Jeannine L. Moentmann, paralegal and adjunct Instructor at Brown Mackie College - St. Louis, teaches students how to write effective resumes that make potential employers want to learn more about them.

Moentmann specialized in employment law for six of her 15 years as a paralegal. In addition to her ongoing legal work, she currently teaches law and business courses in the Criminal Justice program at Brown Mackie College - St. Louis. "Most people think the purpose of a resume is to get a job, but the real purpose of a resume is to get the interview," she says. "A resume is the employer's first look at you. It must stand out among the potentially hundreds they will receive for an open position."

"Each resume should be tailored to the individual job description. You can highlight specific areas of your background that target the position," Moentmann continues. The Bureau of Labor Statistics supports this recommendation in the "Occupational Outlook Handbook, 2010-11 Edition," advising applicants to emphasize the experience, accomplishments, education and skills that most closely fit the job they want.

Resume content
As you compile your information, keep in mind the following sections available to showcase your qualifications.

* Header: Include your name, address, phone number and email address. "Your email address should not amuse or confuse a potential employer," states Moentmann. "I recommend creating a professional sounding email identity for your search."

* Career objective: Optional; a brief statement of the contributions you can make to a specific organization. A well-written career objective can add value to a resume; however, it can also disqualify candidates if the objective does not match the job description.

* Summary of qualifications: Optional; an overview of your most valuable career talents, skills and accomplishments. Leading with a summary makes the resume easier to read and ensures your most impressive qualifications are not overlooked.

* Employment history: Included in most resume formats; add each relevant employer's name and location, and dates of employment, job title, significant duties, accomplishments and promotions.

* Skills and accomplishments: Optional; highlight relevant skills, including software or equipment proficiencies, and aptitudes such self-motivation, working well under stress, teamwork, etc.

* Education: Include college information; omit high school information, especially among older candidates.

* Honors and activities: Optional; highlight professional and educational accolades, membership in professional organizations and volunteer activities.

* Personal data: Optional; consists of hobbies and interests; exercise caution when deciding the information you want to share. Federal and state laws prohibit employers from asking questions about race, age, marital status, ethnicity and religion. It is not appropriate to include this type of information.
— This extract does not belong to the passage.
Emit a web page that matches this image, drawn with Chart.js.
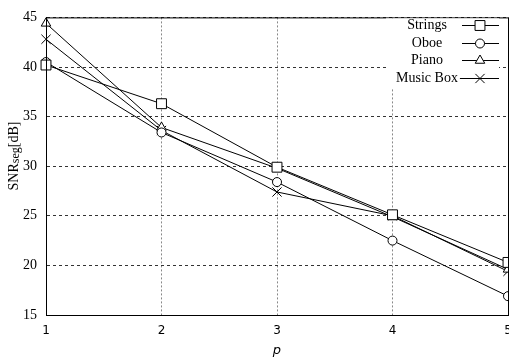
<!DOCTYPE html>
<html lang="en">
<head>
    <meta charset="UTF-8">
    <title>SNRseg vs p</title>
    <script src="https://cdn.jsdelivr.net/npm/chart.js"></script>
    <style>
        html, body { margin: 0; padding: 0; overflow: hidden; background: #fff; }
        #wrap { width: 509px; height: 359px; overflow: hidden; }
    </style>
</head>
<body>
    <div id="wrap"><canvas id="snrChart" width="560" height="359"></canvas></div>

    <script>
        const pValues = [1, 2, 3, 4, 5];
        const yTicks = [15, 20, 25, 30, 35, 40, 45];
        const seriesNames = ['Strings', 'Oboe', 'Piano', 'Music Box'];
        const strings = [40.2, 36.3, 29.9, 25.1, 20.3];
        const oboe = [40.5, 33.4, 28.4, 22.5, 16.9];
        const piano = [44.4, 33.9, 29.8, 24.9, 19.6];
        const musicBox = [42.8, 33.6, 27.4, 25.0, 19.4];

        const serif = "'Liberation Serif', 'Times New Roman', serif";
        const sans = "'DejaVu Sans', sans-serif";
        const styles = ['rect', 'circle', 'triangle', 'crossRot'];
        const radii = [7, 4.5, 5.5, 6.5];

        function toPoints(values) {
            return values.map((v, i) => ({ x: pValues[i], y: v }));
        }

        const frameAndLegend = {
            id: 'frameAndLegend',
            afterDraw(chart) {
                const ctx = chart.ctx;
                const a = chart.chartArea;
                ctx.save();
                // frame round the plot
                ctx.strokeStyle = '#000';
                ctx.lineWidth = 1;
                ctx.strokeRect(a.left + 0.5, a.top + 0.5, a.right - a.left, a.bottom - a.top);

                // y title with "seg" as subscript
                ctx.save();
                ctx.translate(14, 156);
                ctx.rotate(-Math.PI / 2);
                ctx.fillStyle = '#000';
                ctx.textBaseline = 'middle';
                ctx.textAlign = 'left';
                const parts = [['SNR', 14, 0], ['seg', 12, 2], ['[dB]', 14, 0]];
                let total = 0;
                parts.forEach(p => { ctx.font = p[1] + 'px ' + serif; total += ctx.measureText(p[0]).width; });
                let tx = -total / 2;
                parts.forEach(p => {
                    ctx.font = p[1] + 'px ' + serif;
                    ctx.fillText(p[0], tx, p[2]);
                    tx += ctx.measureText(p[0]).width;
                });
                ctx.restore();

                // legend box in top right corner
                ctx.fillStyle = '#fff';
                ctx.fillRect(386, a.top + 1, 113, 70);
                ctx.font = '14px ' + serif;
                ctx.textAlign = 'center';
                ctx.textBaseline = 'middle';
                chart.data.datasets.forEach((ds, i) => {
                    const y = Math.round(25 + i * 17.5) + 0.5;
                    const right = 427 + ctx.measureText(ds.label).width / 2;
                    ctx.fillStyle = '#000';
                    ctx.fillText(ds.label, 427, y);
                    ctx.beginPath();
                    ctx.moveTo(right > 452 ? right + 2 : 462, y);
                    ctx.lineTo(499, y);
                    ctx.stroke();
                    ctx.fillStyle = '#fff';
                    ctx.strokeStyle = '#000';
                    if (Chart.helpers && Chart.helpers.drawPoint) {
                        Chart.helpers.drawPoint(ctx, {
                            pointStyle: ds.pointStyle,
                            radius: ds.pointRadius,
                            rotation: 0,
                            borderWidth: 1
                        }, 480, y);
                    }
                });
                ctx.restore();
            }
        };

        const allSeries = [strings, oboe, piano, musicBox];
        const datasets = allSeries.map((vals, i) => ({
            label: seriesNames[i],
            data: toPoints(vals),
            borderColor: '#000',
            borderWidth: 1,
            pointStyle: styles[i],
            pointRadius: radii[i],
            pointHoverRadius: radii[i],
            pointBackgroundColor: '#fff',
            pointBorderColor: '#000',
            pointBorderWidth: 1,
            tension: 0,
            clip: false
        }));

        const ctx = document.getElementById('snrChart').getContext('2d');
        new Chart(ctx, {
            type: 'line',
            data: { datasets: datasets },
            options: {
                responsive: false,
                animation: false,
                layout: { padding: { top: 14, right: 52, left: 0, bottom: 0 } },
                plugins: { legend: { display: false }, tooltip: { enabled: false } },
                scales: {
                    x: {
                        type: 'linear',
                        min: 1,
                        max: 5,
                        afterFit: (scale) => { scale.height = 44; },
                        afterBuildTicks: (scale) => { scale.ticks = pValues.map(v => ({ value: v })); },
                        ticks: { color: '#000', padding: 9, font: { family: sans, size: 12 } },
                        grid: { color: '#888', drawTicks: false },
                        border: { color: '#000', dash: [2, 2] },
                        title: {
                            display: true,
                            text: 'p',
                            color: '#000',
                            padding: { top: 0, bottom: 1 },
                            font: { family: sans, size: 13, style: 'italic' }
                        }
                    },
                    y: {
                        min: 15,
                        max: 45,
                        afterFit: (scale) => { scale.width = 46; },
                        afterBuildTicks: (scale) => { scale.ticks = yTicks.map(v => ({ value: v })); },
                        ticks: { color: '#000', padding: 9, font: { family: serif, size: 14 } },
                        grid: { color: '#333', drawTicks: false },
                        border: { color: '#000', dash: [3, 3] },
                        title: { display: false }
                    }
                }
            },
            plugins: [frameAndLegend]
        });
    </script>
</body>
</html>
* References: A separate document that lists three to five professional individuals that can positively discuss your qualifications, skills and abilities.

You can now choose a resume style that best highlights your value as an ideal candidate for the open position you are seeking.

Chronological resume
The chronological resume is the most common format, with a focus on job history. The most recent positions are listed first. "The chronological style works well for someone who has experience in the field they wish to find employment," says Moentmann. Many people choose to include a career objective in the chronological resume. "If used, it should be concise, customized for each job opening and focused on how you can contribute to the organization," Moentmann says.

Functional resume
The functional resume highlights groups of skill sets instead of listing chronological career experience with each employer. You can categorize key job skills and past accomplishments under relevant headings, such as supervisory and management skills, computer skills, etc. "Each heading would include a summary of appropriate skills and accomplishments," continues Moentmann. "Functional resumes work well when a candidate's skills are transferrable from one field to another or when entering the work force for the first time."

Combination resume
Some applicants prefer to blend the two types of resumes. The combination resume highlights valuable skills and accomplishments as the functional resume does. It also includes an employment history as in the chronological resume. "It's a good way to highlight capabilities and capture the reader to make them want to look further," Moentmann says. "For those who are switching careers, it's an opportunity to explain transferrable skills."

A resume is often a one-page document, however it can extend to two pages as years of experience grow. A well-written resume reflects professionalism and competence in your chosen career. A good resume is also never finished. "My own resume is a constant work in progress," says Moentmann.